Another thought, those privately held savings are usually at least partially in bonds one way or another. So there could be a direct correlation between bond funded infrastructure and household savings rates. (Buy Road Bonds NOW!) I wonder if anyone has done a study comparing the effect of increasing income tax revenue vs. increasing bonds and spending on infrastructure.
Keith Taxguy
Tuesday 15th of May 2018
Katy, we won WWII just that way. We called them War Bonds. I think a low double digit savings rate would salve many economic woes in this country. I'm not sure we could stand our awesomeness if we had a 50% national savings rate.
Ryan
Tuesday 15th of May 2018
Great post! Price's Law dovetails nicely with David Graeber's theory of "bullshit jobs": http://evonomics.com/why-capitalism-creates-pointless-jobs-david-graeber/
Rather than allowing the increased efficiency that technological advancements create to help us to work fewer hours, companies tend to create new jobs that provide less real value to the economy so that everyone can remain employed. The workers doing these jobs understand that they're worthless but it's in everyone's best interest to maintain the fiction. Tragically, when budget cuts come, the bullshit jobs often remain intact while truly productive jobs that generally pay less are eliminated.

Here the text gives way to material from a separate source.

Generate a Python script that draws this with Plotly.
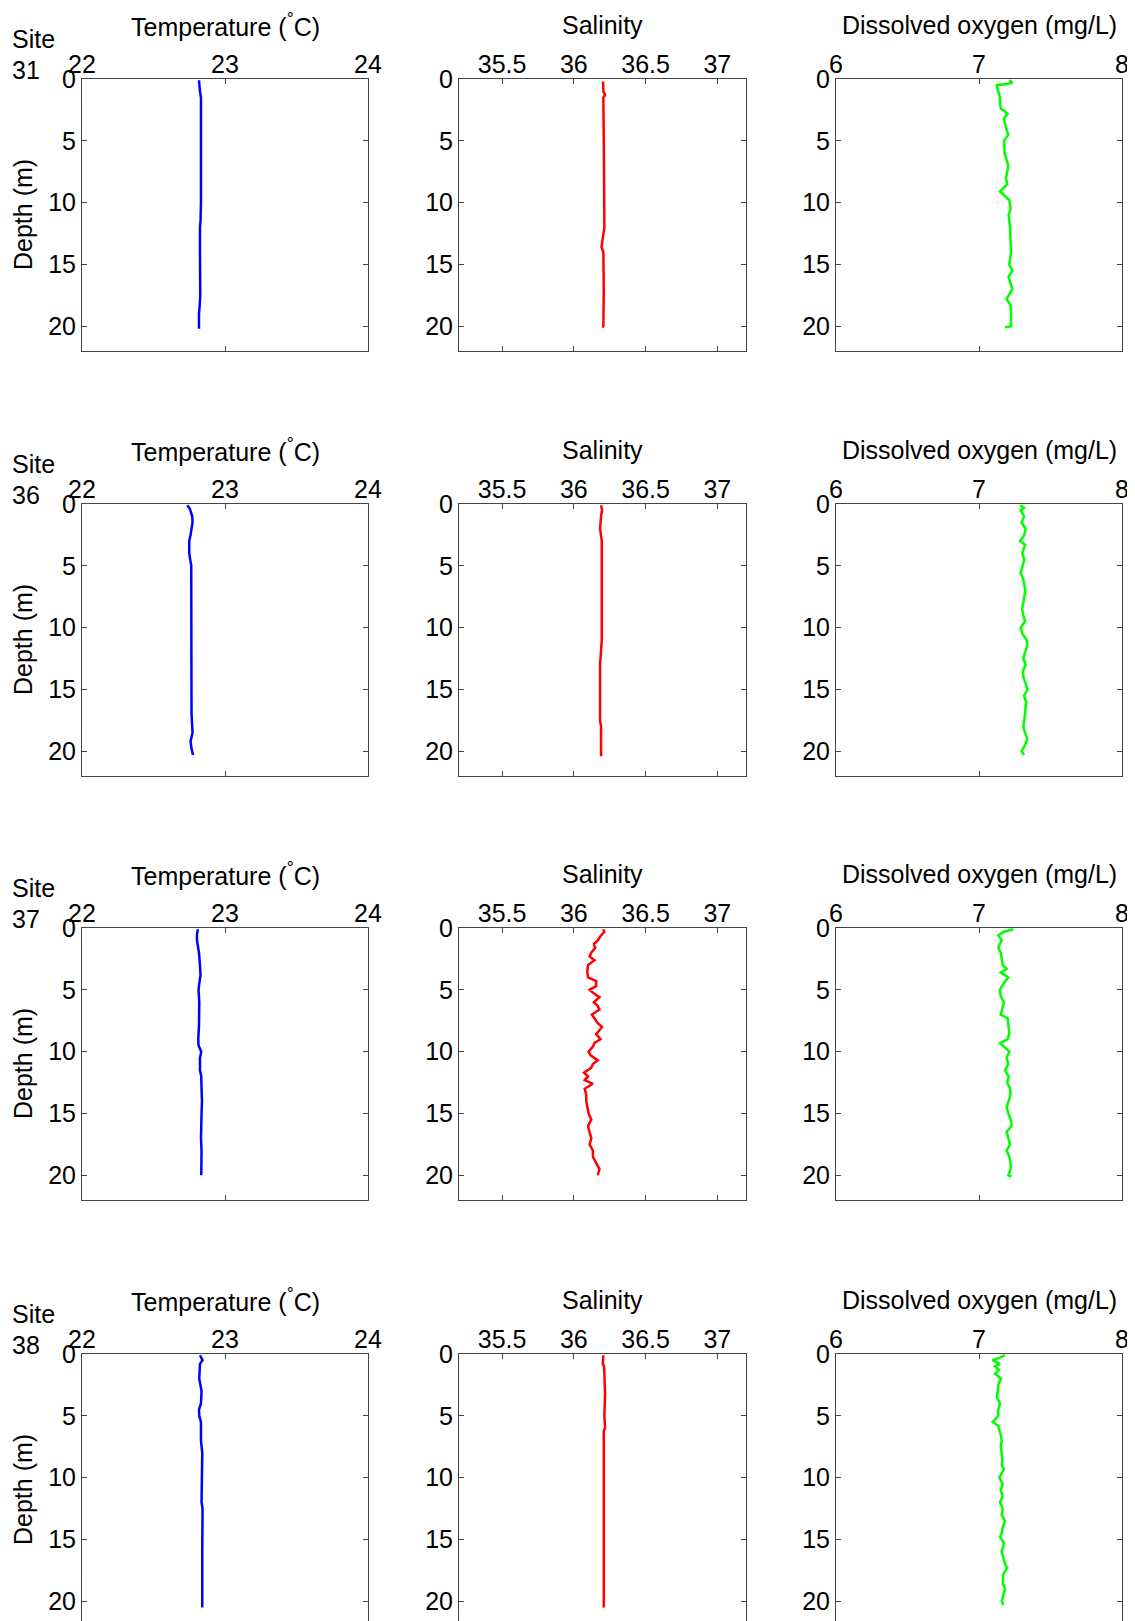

The great thing is that accepting both Price's Law and the bullshit jobs theory can help us create more efficient and fulfilling work for everyone.
RD
Monday 14th of May 2018
Crazy, and also crazy accurate, in lots of contexts. Minor math correction - the square root of 1000, is not 100, but 32 (rounded to the nearest whole employee), which really puts it into perspective ... it should read:
"As the organization grows to 1000, 32 are doing half the work with 968 doing the remaining half!"
Keith Taxguy
Monday 14th of May 2018
RD, thanks for pointing out the math error. That's what happens when you try to do square root calculations in your head at 2 a.m.